Written request:
Write out each line of the listing as it stands, without the images.

Information supplied:
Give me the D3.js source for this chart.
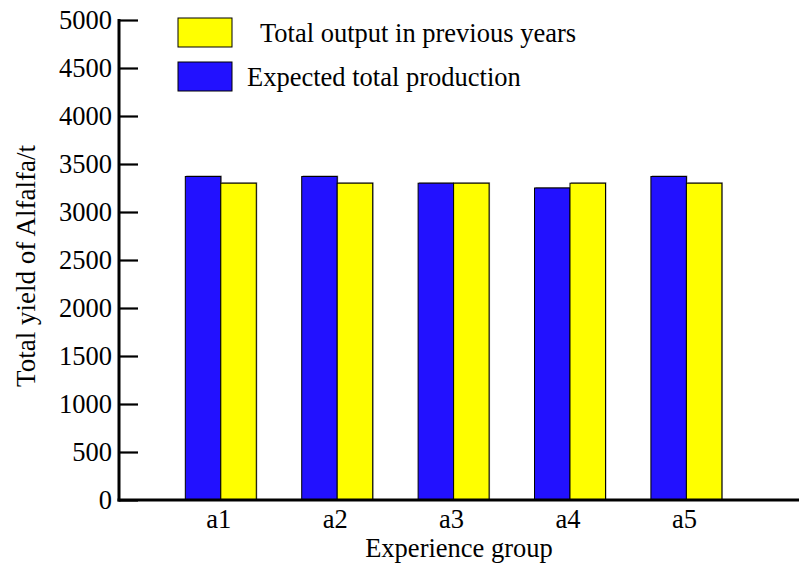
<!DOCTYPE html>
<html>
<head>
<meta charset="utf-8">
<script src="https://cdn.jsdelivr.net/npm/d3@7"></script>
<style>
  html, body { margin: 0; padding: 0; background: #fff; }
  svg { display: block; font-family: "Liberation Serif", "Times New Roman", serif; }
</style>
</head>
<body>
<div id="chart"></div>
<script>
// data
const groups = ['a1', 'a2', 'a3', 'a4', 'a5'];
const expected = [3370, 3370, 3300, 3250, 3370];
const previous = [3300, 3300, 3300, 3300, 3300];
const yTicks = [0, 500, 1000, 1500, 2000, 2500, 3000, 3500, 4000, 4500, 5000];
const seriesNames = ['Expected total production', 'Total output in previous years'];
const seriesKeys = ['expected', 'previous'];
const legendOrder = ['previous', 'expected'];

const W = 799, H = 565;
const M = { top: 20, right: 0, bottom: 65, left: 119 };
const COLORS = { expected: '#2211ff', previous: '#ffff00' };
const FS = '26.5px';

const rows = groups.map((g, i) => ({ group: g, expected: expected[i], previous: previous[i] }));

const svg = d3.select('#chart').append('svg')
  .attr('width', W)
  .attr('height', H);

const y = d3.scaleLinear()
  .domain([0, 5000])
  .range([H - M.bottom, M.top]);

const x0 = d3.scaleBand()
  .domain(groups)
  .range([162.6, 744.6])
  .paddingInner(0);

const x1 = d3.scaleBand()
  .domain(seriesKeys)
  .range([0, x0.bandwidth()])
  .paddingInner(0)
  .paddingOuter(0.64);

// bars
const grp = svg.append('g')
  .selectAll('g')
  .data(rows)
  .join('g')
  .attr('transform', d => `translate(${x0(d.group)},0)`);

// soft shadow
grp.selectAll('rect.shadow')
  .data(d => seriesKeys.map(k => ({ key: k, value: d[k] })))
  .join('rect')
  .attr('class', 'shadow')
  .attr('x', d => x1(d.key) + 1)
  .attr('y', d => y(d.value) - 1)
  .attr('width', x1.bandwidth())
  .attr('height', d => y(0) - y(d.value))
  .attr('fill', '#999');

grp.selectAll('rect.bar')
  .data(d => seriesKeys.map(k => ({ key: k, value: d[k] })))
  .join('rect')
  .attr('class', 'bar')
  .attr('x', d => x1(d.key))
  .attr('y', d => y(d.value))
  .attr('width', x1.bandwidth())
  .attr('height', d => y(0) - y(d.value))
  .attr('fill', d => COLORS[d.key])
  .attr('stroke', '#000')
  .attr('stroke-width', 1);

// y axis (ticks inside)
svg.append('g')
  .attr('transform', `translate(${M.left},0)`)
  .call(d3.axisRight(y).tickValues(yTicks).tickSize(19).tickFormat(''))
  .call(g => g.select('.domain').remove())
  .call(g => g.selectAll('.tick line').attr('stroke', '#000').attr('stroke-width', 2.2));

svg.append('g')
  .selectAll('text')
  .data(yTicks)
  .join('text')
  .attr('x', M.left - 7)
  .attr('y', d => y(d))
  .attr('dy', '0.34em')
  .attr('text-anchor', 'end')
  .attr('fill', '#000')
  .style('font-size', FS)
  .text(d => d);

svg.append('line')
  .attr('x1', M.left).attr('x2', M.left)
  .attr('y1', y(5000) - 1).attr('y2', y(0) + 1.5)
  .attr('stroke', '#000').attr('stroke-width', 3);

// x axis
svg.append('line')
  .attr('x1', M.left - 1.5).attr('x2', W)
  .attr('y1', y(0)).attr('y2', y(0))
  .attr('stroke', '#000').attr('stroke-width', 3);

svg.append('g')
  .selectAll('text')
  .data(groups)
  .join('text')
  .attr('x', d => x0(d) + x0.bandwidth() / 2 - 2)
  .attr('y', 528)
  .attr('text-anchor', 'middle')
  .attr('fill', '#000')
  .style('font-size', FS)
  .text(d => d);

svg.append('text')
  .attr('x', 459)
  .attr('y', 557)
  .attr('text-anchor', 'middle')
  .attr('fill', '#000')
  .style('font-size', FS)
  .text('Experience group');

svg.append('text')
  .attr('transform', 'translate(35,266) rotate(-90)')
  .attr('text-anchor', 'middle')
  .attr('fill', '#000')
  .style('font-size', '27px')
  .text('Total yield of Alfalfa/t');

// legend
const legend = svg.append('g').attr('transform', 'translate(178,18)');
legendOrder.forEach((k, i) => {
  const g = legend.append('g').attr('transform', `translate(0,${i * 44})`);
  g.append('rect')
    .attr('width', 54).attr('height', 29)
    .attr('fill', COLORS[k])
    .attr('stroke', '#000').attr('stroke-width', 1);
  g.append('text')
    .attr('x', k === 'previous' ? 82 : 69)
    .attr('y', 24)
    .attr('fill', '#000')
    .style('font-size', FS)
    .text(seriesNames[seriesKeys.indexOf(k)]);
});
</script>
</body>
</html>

Complete response:
Give me the D3.js source for this chart.
<!DOCTYPE html>
<html>
<head>
<meta charset="utf-8">
<script src="https://cdn.jsdelivr.net/npm/d3@7"></script>
<style>
  html, body { margin: 0; padding: 0; background: #fff; }
  svg { display: block; font-family: "Liberation Serif", "Times New Roman", serif; }
</style>
</head>
<body>
<div id="chart"></div>
<script>
// data
const groups = ['a1', 'a2', 'a3', 'a4', 'a5'];
const expected = [3370, 3370, 3300, 3250, 3370];
const previous = [3300, 3300, 3300, 3300, 3300];
const yTicks = [0, 500, 1000, 1500, 2000, 2500, 3000, 3500, 4000, 4500, 5000];
const seriesNames = ['Expected total production', 'Total output in previous years'];
const seriesKeys = ['expected', 'previous'];
const legendOrder = ['previous', 'expected'];

const W = 799, H = 565;
const M = { top: 20, right: 0, bottom: 65, left: 119 };
const COLORS = { expected: '#2211ff', previous: '#ffff00' };
const FS = '26.5px';

const rows = groups.map((g, i) => ({ group: g, expected: expected[i], previous: previous[i] }));

const svg = d3.select('#chart').append('svg')
  .attr('width', W)
  .attr('height', H);

const y = d3.scaleLinear()
  .domain([0, 5000])
  .range([H - M.bottom, M.top]);

const x0 = d3.scaleBand()
  .domain(groups)
  .range([162.6, 744.6])
  .paddingInner(0);

const x1 = d3.scaleBand()
  .domain(seriesKeys)
  .range([0, x0.bandwidth()])
  .paddingInner(0)
  .paddingOuter(0.64);

// bars
const grp = svg.append('g')
  .selectAll('g')
  .data(rows)
  .join('g')
  .attr('transform', d => `translate(${x0(d.group)},0)`);

// soft shadow
grp.selectAll('rect.shadow')
  .data(d => seriesKeys.map(k => ({ key: k, value: d[k] })))
  .join('rect')
  .attr('class', 'shadow')
  .attr('x', d => x1(d.key) + 1)
  .attr('y', d => y(d.value) - 1)
  .attr('width', x1.bandwidth())
  .attr('height', d => y(0) - y(d.value))
  .attr('fill', '#999');

grp.selectAll('rect.bar')
  .data(d => seriesKeys.map(k => ({ key: k, value: d[k] })))
  .join('rect')
  .attr('class', 'bar')
  .attr('x', d => x1(d.key))
  .attr('y', d => y(d.value))
  .attr('width', x1.bandwidth())
  .attr('height', d => y(0) - y(d.value))
  .attr('fill', d => COLORS[d.key])
  .attr('stroke', '#000')
  .attr('stroke-width', 1);

// y axis (ticks inside)
svg.append('g')
  .attr('transform', `translate(${M.left},0)`)
  .call(d3.axisRight(y).tickValues(yTicks).tickSize(19).tickFormat(''))
  .call(g => g.select('.domain').remove())
  .call(g => g.selectAll('.tick line').attr('stroke', '#000').attr('stroke-width', 2.2));

svg.append('g')
  .selectAll('text')
  .data(yTicks)
  .join('text')
  .attr('x', M.left - 7)
  .attr('y', d => y(d))
  .attr('dy', '0.34em')
  .attr('text-anchor', 'end')
  .attr('fill', '#000')
  .style('font-size', FS)
  .text(d => d);

svg.append('line')
  .attr('x1', M.left).attr('x2', M.left)
  .attr('y1', y(5000) - 1).attr('y2', y(0) + 1.5)
  .attr('stroke', '#000').attr('stroke-width', 3);

// x axis
svg.append('line')
  .attr('x1', M.left - 1.5).attr('x2', W)
  .attr('y1', y(0)).attr('y2', y(0))
  .attr('stroke', '#000').attr('stroke-width', 3);

svg.append('g')
  .selectAll('text')
  .data(groups)
  .join('text')
  .attr('x', d => x0(d) + x0.bandwidth() / 2 - 2)
  .attr('y', 528)
  .attr('text-anchor', 'middle')
  .attr('fill', '#000')
  .style('font-size', FS)
  .text(d => d);

svg.append('text')
  .attr('x', 459)
  .attr('y', 557)
  .attr('text-anchor', 'middle')
  .attr('fill', '#000')
  .style('font-size', FS)
  .text('Experience group');

svg.append('text')
  .attr('transform', 'translate(35,266) rotate(-90)')
  .attr('text-anchor', 'middle')
  .attr('fill', '#000')
  .style('font-size', '27px')
  .text('Total yield of Alfalfa/t');

// legend
const legend = svg.append('g').attr('transform', 'translate(178,18)');
legendOrder.forEach((k, i) => {
  const g = legend.append('g').attr('transform', `translate(0,${i * 44})`);
  g.append('rect')
    .attr('width', 54).attr('height', 29)
    .attr('fill', COLORS[k])
    .attr('stroke', '#000').attr('stroke-width', 1);
  g.append('text')
    .attr('x', k === 'previous' ? 82 : 69)
    .attr('y', 24)
    .attr('fill', '#000')
    .style('font-size', FS)
    .text(seriesNames[seriesKeys.indexOf(k)]);
});
</script>
</body>
</html>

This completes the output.